## begin
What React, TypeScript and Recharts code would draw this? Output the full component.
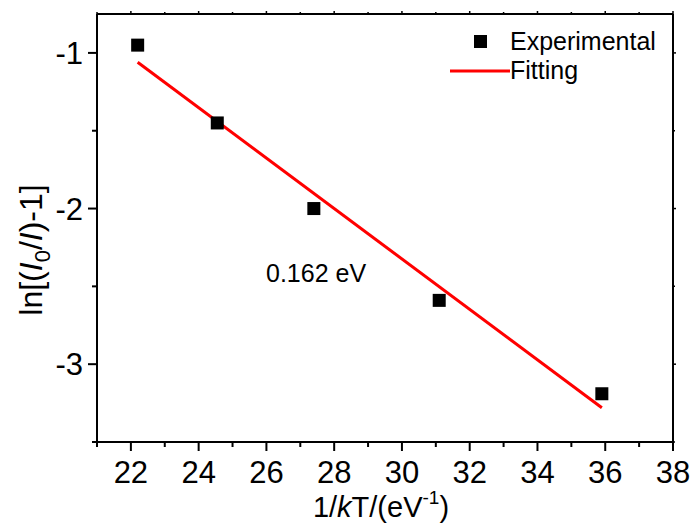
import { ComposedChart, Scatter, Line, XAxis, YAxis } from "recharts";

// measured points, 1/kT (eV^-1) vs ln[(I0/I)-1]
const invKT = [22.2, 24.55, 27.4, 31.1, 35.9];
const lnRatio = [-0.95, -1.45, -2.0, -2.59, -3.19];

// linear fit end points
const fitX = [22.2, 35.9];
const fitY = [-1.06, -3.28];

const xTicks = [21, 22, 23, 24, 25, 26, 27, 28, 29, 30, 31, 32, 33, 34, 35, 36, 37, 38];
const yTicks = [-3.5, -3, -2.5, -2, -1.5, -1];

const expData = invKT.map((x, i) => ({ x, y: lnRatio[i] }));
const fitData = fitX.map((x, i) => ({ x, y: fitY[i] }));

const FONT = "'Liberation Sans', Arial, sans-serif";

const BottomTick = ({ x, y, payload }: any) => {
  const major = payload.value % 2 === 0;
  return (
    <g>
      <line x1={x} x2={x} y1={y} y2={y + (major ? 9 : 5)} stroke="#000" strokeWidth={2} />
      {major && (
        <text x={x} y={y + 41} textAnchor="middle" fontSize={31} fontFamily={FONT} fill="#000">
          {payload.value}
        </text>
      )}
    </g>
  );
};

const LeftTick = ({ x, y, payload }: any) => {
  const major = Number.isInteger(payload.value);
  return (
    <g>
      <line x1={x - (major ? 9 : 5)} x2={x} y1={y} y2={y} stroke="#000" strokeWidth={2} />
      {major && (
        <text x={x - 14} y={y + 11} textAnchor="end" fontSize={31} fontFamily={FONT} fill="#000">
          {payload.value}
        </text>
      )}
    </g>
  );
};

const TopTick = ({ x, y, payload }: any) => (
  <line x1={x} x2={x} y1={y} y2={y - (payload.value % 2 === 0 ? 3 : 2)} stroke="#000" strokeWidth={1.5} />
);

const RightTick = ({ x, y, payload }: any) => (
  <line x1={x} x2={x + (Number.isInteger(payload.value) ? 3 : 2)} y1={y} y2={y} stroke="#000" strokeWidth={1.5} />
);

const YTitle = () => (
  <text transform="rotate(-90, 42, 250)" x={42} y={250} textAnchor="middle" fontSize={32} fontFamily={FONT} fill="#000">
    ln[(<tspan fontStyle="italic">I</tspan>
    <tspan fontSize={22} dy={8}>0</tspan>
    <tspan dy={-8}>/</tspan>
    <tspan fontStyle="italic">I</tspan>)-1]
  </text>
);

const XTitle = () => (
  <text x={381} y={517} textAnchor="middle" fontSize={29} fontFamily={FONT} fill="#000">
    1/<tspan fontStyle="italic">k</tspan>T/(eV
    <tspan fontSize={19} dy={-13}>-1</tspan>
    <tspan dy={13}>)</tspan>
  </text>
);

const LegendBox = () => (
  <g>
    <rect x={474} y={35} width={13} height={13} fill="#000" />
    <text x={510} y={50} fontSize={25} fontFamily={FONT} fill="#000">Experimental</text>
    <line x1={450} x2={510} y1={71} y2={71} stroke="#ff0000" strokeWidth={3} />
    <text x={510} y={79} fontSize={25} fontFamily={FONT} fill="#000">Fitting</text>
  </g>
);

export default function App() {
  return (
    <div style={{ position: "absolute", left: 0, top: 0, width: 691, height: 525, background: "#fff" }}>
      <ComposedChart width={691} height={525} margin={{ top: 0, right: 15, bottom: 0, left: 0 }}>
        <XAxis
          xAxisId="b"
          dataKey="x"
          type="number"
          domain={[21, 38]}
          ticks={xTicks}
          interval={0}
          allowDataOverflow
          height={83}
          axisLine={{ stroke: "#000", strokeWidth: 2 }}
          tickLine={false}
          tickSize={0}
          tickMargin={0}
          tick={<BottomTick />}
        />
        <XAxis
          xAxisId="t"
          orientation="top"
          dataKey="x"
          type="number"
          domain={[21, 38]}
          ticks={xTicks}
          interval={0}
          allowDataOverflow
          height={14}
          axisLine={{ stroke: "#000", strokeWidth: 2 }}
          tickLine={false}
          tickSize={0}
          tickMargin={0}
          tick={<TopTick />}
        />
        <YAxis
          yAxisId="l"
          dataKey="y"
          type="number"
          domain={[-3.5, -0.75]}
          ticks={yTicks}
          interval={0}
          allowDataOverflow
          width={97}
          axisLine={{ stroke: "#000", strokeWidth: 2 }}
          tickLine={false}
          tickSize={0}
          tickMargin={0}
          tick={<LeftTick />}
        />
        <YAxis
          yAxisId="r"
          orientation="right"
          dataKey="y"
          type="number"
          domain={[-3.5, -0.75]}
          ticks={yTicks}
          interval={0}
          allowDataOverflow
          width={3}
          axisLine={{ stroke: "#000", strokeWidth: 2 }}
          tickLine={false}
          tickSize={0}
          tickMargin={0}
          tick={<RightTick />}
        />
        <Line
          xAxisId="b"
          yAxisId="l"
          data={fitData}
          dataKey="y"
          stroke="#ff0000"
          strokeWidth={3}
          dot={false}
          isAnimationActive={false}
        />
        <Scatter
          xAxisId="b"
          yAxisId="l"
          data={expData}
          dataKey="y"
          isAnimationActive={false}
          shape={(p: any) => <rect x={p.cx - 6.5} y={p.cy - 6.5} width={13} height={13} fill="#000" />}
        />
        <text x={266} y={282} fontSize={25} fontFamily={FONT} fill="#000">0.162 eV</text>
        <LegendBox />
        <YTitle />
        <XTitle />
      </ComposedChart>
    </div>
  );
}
## end
## begin
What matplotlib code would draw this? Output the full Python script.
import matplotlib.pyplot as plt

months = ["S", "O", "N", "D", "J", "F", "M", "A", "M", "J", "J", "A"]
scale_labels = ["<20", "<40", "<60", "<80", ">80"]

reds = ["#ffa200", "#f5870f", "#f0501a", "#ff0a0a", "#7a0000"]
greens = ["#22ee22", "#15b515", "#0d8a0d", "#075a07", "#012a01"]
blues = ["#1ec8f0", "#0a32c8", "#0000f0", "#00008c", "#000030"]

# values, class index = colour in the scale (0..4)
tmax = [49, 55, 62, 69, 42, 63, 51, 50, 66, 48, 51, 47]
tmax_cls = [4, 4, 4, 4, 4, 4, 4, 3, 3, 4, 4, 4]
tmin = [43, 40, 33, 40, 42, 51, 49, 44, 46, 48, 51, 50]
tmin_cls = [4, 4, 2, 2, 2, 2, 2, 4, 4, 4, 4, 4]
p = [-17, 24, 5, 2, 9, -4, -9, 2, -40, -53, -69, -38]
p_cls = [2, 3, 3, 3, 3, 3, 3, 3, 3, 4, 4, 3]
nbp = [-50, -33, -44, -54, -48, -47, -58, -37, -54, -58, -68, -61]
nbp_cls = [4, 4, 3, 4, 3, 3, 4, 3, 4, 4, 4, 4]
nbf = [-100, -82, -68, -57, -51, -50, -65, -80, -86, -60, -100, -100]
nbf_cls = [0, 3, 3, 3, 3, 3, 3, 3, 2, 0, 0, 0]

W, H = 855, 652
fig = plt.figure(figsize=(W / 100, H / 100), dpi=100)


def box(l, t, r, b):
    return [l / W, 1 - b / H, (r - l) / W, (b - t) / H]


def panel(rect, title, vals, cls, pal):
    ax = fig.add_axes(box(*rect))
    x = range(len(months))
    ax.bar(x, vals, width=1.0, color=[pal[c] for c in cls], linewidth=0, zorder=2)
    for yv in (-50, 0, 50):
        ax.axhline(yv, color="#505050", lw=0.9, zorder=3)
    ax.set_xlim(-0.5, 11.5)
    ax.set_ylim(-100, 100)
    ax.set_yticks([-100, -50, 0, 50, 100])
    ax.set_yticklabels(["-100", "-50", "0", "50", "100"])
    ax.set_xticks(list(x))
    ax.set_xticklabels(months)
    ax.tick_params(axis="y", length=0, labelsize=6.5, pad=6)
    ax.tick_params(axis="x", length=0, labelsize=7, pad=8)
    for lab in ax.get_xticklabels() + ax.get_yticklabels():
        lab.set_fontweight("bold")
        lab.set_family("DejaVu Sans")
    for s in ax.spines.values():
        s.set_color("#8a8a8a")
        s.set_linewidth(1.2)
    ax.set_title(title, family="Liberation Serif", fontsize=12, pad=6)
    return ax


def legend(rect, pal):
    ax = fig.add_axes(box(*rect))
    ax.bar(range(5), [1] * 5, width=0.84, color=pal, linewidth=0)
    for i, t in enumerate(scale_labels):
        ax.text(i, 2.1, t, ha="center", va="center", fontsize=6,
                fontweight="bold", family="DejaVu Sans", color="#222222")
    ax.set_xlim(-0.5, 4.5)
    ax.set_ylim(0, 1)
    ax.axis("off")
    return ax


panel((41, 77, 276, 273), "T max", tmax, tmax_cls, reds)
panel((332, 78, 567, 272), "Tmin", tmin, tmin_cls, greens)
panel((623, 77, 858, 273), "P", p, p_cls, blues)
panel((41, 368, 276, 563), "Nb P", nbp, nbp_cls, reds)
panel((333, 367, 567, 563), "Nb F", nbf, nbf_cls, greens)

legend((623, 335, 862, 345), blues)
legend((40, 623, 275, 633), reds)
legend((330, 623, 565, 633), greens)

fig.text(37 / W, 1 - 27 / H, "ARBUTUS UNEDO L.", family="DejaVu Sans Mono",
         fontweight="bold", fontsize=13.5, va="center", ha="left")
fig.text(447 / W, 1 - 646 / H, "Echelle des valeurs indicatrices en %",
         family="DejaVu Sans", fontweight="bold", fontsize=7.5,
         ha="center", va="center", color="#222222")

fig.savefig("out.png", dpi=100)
## end
## begin
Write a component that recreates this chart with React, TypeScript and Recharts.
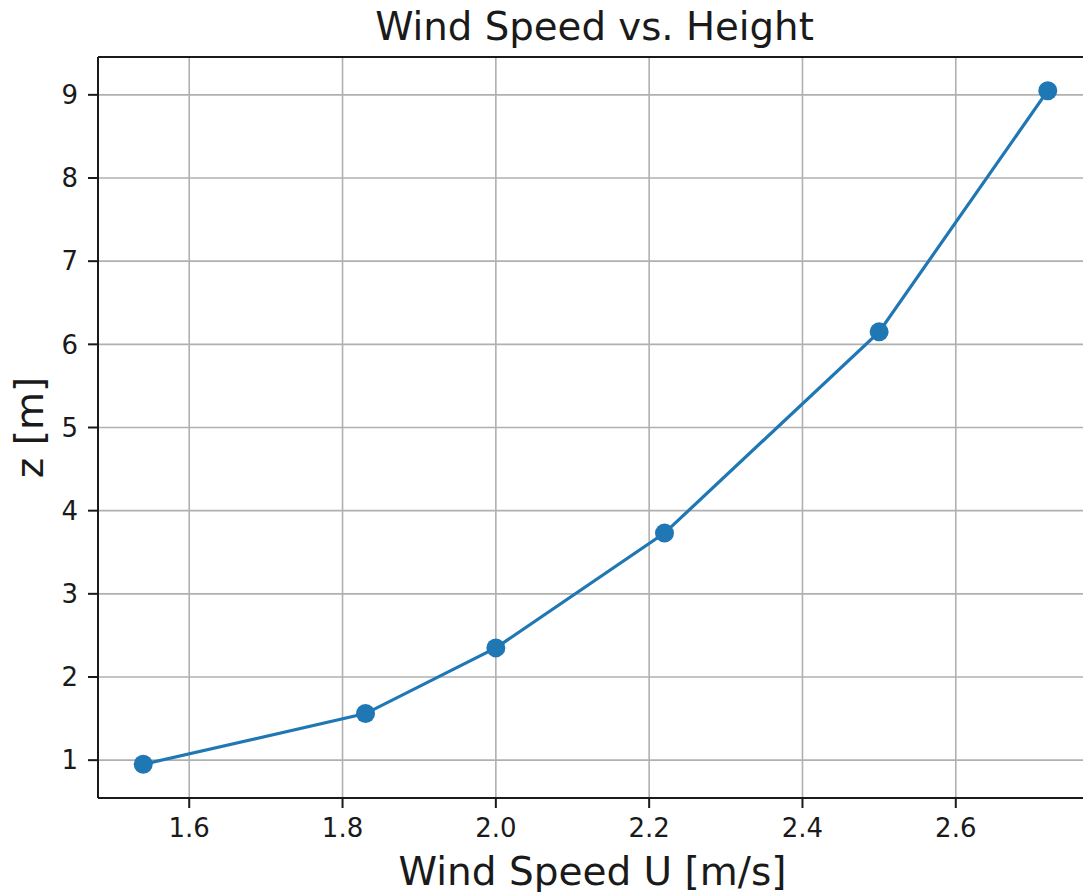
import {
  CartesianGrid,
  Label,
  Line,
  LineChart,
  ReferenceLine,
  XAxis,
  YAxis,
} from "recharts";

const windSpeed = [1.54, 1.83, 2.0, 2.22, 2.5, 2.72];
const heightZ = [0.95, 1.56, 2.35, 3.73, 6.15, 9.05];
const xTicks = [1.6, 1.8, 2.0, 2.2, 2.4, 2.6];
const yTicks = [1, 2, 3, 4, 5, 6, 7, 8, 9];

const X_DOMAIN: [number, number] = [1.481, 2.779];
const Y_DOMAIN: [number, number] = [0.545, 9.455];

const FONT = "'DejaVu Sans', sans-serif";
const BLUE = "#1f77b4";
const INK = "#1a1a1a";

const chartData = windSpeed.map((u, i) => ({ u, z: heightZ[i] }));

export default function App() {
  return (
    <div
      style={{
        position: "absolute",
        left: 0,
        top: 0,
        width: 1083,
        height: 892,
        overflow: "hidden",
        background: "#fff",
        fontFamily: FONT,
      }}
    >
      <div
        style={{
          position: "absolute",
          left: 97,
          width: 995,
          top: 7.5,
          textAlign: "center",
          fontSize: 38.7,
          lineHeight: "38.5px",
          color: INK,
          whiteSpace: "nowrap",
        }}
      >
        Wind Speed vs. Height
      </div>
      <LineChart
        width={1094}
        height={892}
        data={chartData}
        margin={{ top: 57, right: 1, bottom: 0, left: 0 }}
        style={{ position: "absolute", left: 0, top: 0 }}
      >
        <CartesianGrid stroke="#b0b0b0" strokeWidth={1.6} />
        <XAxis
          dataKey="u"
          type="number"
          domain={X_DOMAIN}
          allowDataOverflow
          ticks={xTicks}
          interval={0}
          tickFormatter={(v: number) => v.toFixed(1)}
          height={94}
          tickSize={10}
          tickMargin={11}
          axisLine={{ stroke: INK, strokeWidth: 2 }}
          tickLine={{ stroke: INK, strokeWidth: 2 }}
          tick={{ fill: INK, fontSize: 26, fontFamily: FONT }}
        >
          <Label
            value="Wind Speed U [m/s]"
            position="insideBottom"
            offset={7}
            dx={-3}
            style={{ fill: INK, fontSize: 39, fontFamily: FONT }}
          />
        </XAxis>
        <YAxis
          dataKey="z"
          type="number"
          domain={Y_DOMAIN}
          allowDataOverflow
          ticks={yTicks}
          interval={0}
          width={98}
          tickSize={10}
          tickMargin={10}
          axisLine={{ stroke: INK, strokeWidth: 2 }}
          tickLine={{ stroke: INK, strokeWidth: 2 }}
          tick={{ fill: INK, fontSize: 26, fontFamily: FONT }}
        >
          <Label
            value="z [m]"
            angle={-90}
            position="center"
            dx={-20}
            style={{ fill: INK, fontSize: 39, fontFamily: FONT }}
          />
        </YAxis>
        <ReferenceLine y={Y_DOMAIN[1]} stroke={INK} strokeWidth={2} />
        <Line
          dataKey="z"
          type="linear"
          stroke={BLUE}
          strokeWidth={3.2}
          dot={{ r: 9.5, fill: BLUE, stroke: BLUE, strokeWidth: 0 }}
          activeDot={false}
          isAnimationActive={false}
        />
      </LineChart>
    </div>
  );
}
## end
◆ **EXERCISE**: In the entries above, find every line holding the word "code" and copy it out.

◆ **THE REPLY**:
What React, TypeScript and Recharts code would draw this? Output the full component.
What matplotlib code would draw this? Output the full Python script.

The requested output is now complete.